** BEGIN LISTING **
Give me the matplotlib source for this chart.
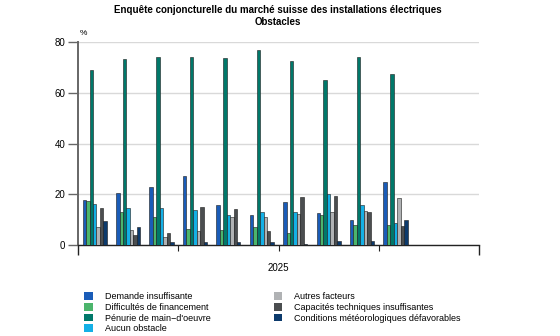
** END LISTING **
** BEGIN LISTING **
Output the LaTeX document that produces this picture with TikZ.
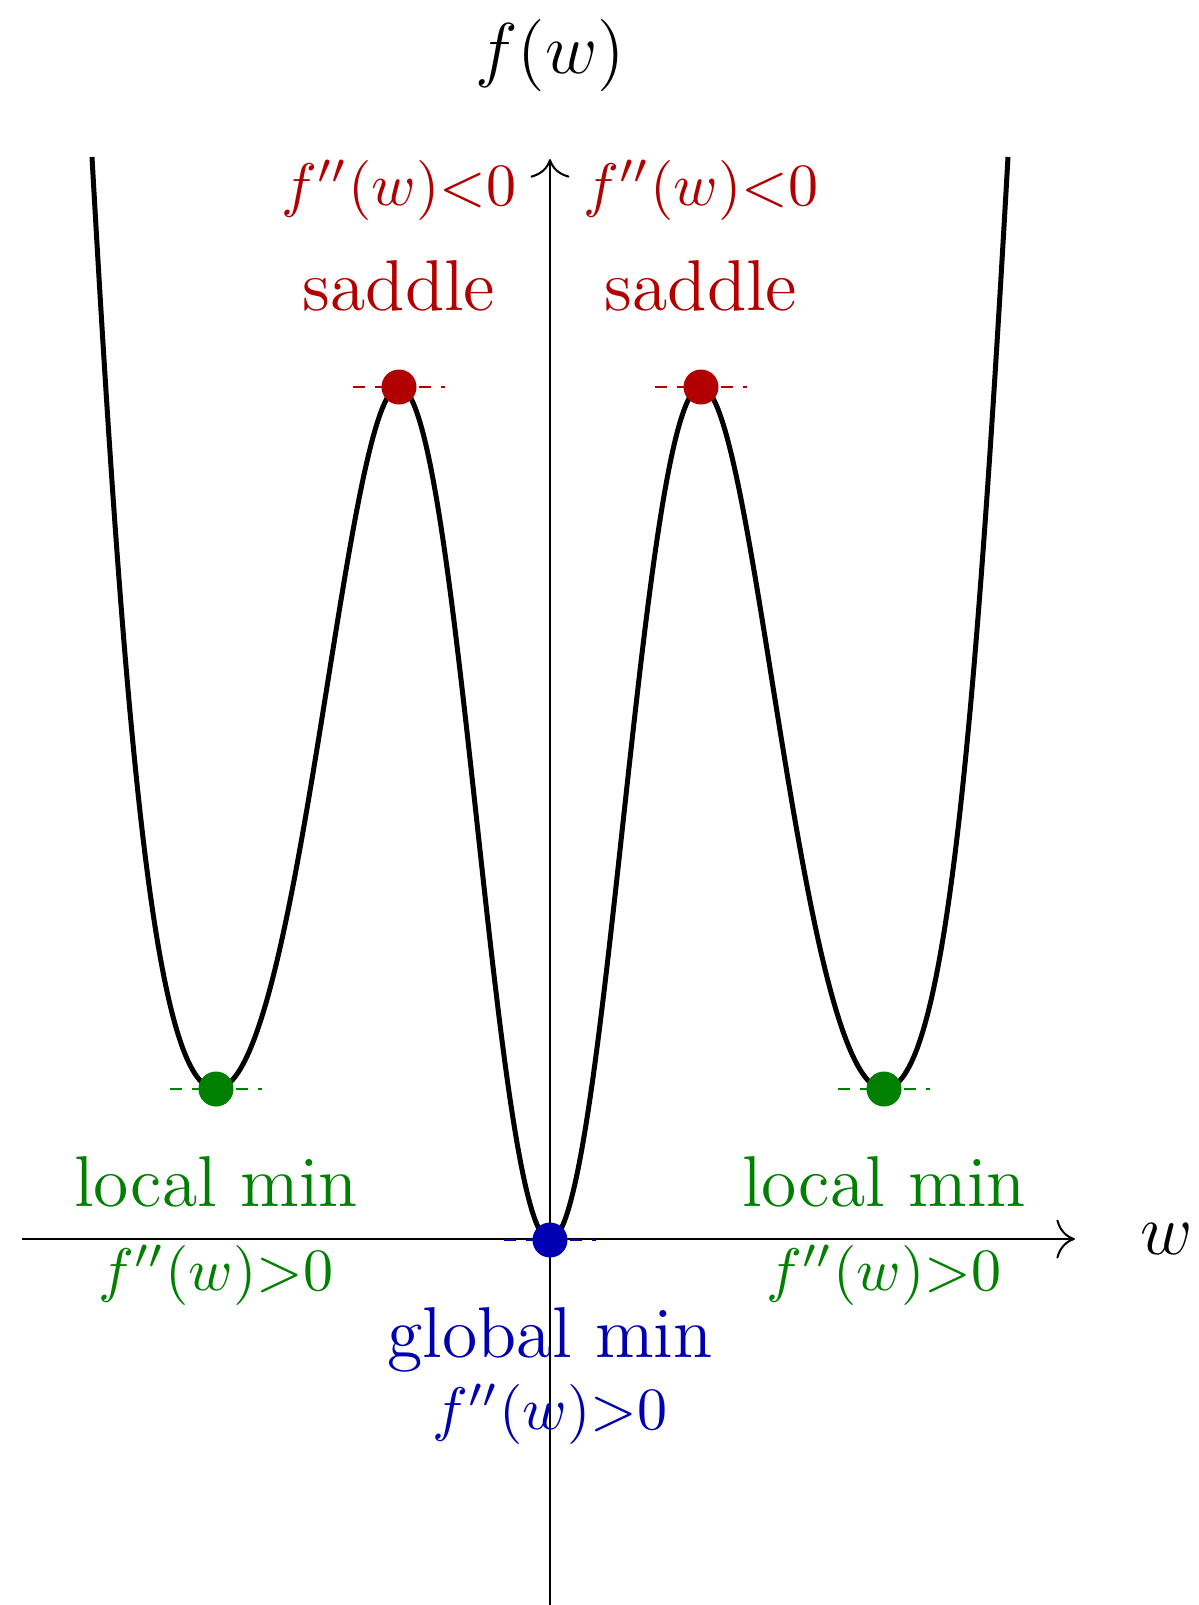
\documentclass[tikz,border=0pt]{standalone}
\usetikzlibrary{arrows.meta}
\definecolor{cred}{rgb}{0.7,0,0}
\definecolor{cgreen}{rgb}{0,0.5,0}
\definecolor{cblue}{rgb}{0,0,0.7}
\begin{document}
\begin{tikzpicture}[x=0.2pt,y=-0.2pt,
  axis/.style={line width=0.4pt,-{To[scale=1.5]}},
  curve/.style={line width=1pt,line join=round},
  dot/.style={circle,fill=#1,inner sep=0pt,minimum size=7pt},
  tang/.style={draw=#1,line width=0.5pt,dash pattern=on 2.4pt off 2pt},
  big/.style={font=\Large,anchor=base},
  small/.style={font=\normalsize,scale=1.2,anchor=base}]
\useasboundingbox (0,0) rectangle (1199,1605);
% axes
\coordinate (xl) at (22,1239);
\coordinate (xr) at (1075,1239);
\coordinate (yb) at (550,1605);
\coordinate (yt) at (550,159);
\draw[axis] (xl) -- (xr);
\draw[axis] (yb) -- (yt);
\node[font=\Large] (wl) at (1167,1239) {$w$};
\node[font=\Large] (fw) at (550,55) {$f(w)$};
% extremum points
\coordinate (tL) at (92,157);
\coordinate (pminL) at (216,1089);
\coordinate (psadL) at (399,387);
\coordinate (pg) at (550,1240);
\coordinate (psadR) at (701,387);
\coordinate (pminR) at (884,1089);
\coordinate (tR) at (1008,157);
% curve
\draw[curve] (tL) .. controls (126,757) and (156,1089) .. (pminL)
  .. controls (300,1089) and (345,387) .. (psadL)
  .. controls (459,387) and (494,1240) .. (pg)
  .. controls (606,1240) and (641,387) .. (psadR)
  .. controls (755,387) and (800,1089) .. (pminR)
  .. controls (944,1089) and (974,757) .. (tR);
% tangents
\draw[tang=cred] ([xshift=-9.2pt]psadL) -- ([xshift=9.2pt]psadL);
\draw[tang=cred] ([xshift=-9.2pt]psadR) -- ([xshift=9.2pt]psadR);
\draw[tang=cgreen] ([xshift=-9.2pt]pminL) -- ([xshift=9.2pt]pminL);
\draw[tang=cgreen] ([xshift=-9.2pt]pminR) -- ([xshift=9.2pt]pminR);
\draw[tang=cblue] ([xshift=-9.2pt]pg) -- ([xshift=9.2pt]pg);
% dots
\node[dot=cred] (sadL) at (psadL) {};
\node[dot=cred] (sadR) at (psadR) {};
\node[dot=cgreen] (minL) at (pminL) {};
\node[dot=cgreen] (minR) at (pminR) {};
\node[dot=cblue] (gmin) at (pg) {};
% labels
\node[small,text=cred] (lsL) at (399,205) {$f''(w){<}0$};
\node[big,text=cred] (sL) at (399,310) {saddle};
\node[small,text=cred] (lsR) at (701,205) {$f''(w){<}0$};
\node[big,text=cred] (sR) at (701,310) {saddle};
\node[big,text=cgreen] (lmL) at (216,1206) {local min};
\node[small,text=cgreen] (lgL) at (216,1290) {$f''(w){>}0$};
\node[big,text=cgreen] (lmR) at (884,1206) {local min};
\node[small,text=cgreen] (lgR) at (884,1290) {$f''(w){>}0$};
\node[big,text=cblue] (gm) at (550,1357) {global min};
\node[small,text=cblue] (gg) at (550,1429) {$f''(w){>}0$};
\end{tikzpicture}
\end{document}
** END LISTING **
** BEGIN LISTING **
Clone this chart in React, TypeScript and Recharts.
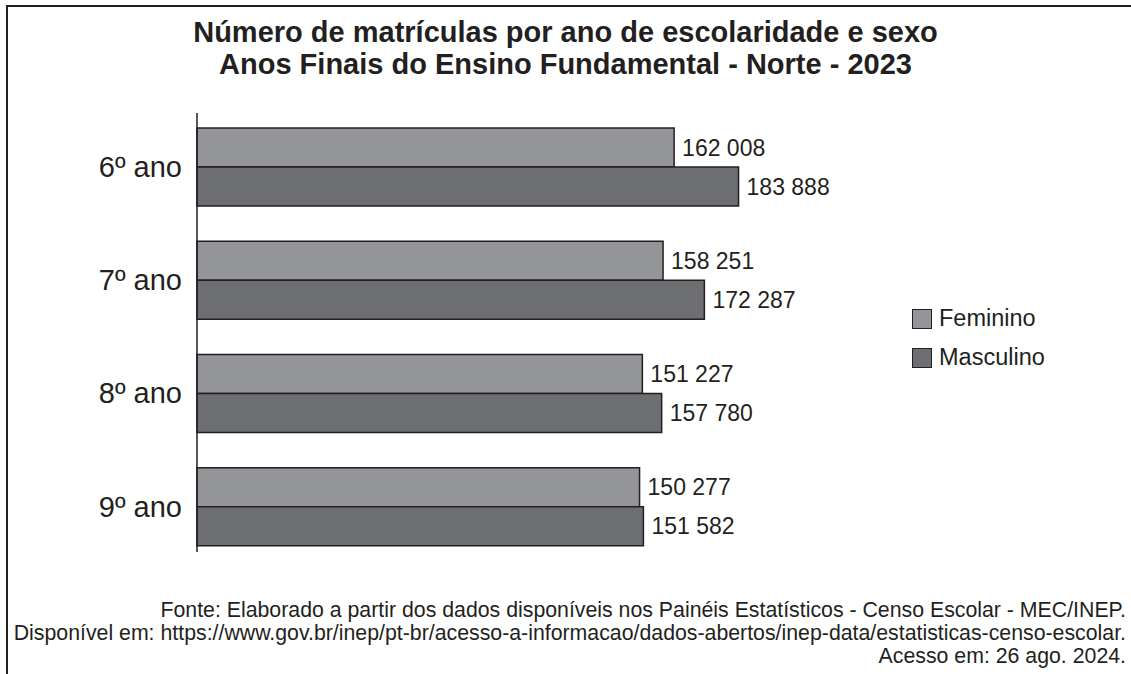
** END LISTING **
Go over the records above and tally each line that includes "chart". Give the total by itself.

2